The winner of the $10 million prize was DxTer — a product by Basil Leaf Technologies designed to be used by the person on the street. DxTer, at its root, is an app that connects to a collection of medical devices, ranging from blood pressure monitors to spirometers. Spend a few minutes following the instructions, and DxTer’s diagnostic engine crunches the data and offers you a diagnosis. If DxTer thinks you’ve got a problem, the next step is to call the doctor.
In an era of data-driven information, this is an example of numbers being used to save lives.
DxTer isn’t the only home diagnostic tool in the works. A machine vision algorithm trained to spot skin cancers has an accuracy rate of over 80% — meaning soon your questions about whether you should be worried about “that mole” can be answered with a quick snap of your smartphone. Other medical device companies are hard at work on a device that can scan your breath for compounds that are harbingers of disease. Even Google is developing a device that lets you test your blood without needles.
Still, Campany sees these innovations going even further.
“Think of products that commonly come into contact with the human body—chairs, beds, cribs, clothes,” he notes. “Each have the potential for integrating certain sensing technologies and collecting information that could be used to monitor our health, which is extremely important for high-risk patients: elderly and infants.”
As the technology improves, we’ll be able to monitor chronic conditions, or identify health problems before they happen. In fact, many of us have already taken the first step, by reporting what we eat to calorie-counting apps and tracking our exercise with Fitbits. We’re rapidly approaching a future where you can get a monthly physical with your phone, a few apps, and a handful of medical devices you buy at the drugstore.

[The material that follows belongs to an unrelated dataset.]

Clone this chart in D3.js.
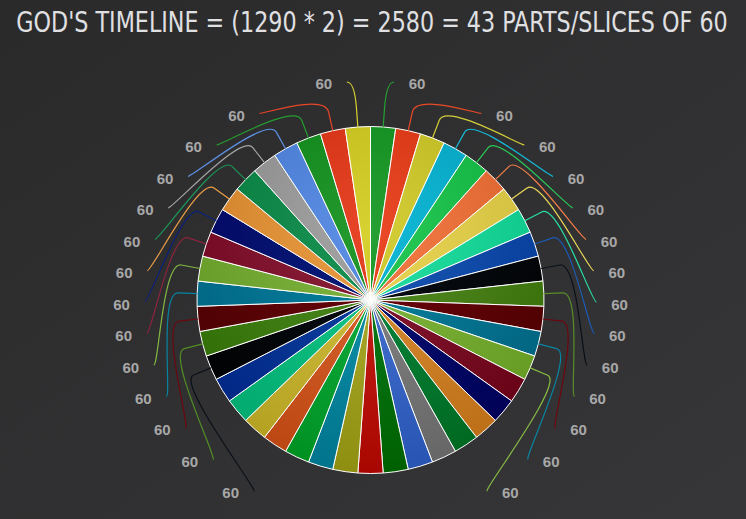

These devices won’t completely replace your doctor, of course. But they’re not supposed to. Instead, they’ve got two jobs:
1) To cut down on medical costs.
It’s estimated by some economists that one-third of all healthcare spending, $800 billion, comes from unnecessary medical testing (some of which might even put patients at risk). Meanwhile, a second segment of people only go to the doctor when they’re sick — often when illnesses are more serious and more expensive to treat. Chronic diseases, like heart disease and diabetes, make up 75% of America’s health care. The earlier they’re caught, the less invasive and easier the treatments are. In some cases, disease can be prevented all together. One in four Americans with diabetes doesn’t realize they’re sick, for example. Doctors will be better able to treat their patients if these patients give themselves a basic physical every month, and the doctors are later provided with months, or even years, of data to analyze.
2) Creating a vast, anonymous medical database.
“The potential insights,” Campany tells us, “to be obtained to improve healthcare via personalized and targeted care and treatment are profound.”
Currently, much of our “baseline” medical data comes from ambitious work like the Framingham Heart Study, where thousands of people agree to spend, literally, decades of their lives submitting to regular medical tests to determine the long-term effects of everything from regular exercise to diet soda. As we gather data via handheld tech about who we are, what we do, and how we live, it’ll be a lot easier to take that data, analyze it, and figure out how each of us can live healthier and happier lives.
Major medical discoveries, in the end, are few and far between. What can be truly world-changing are STEM-based innovations in how data is collected and how it’s interpreted to help us stay healthy longer.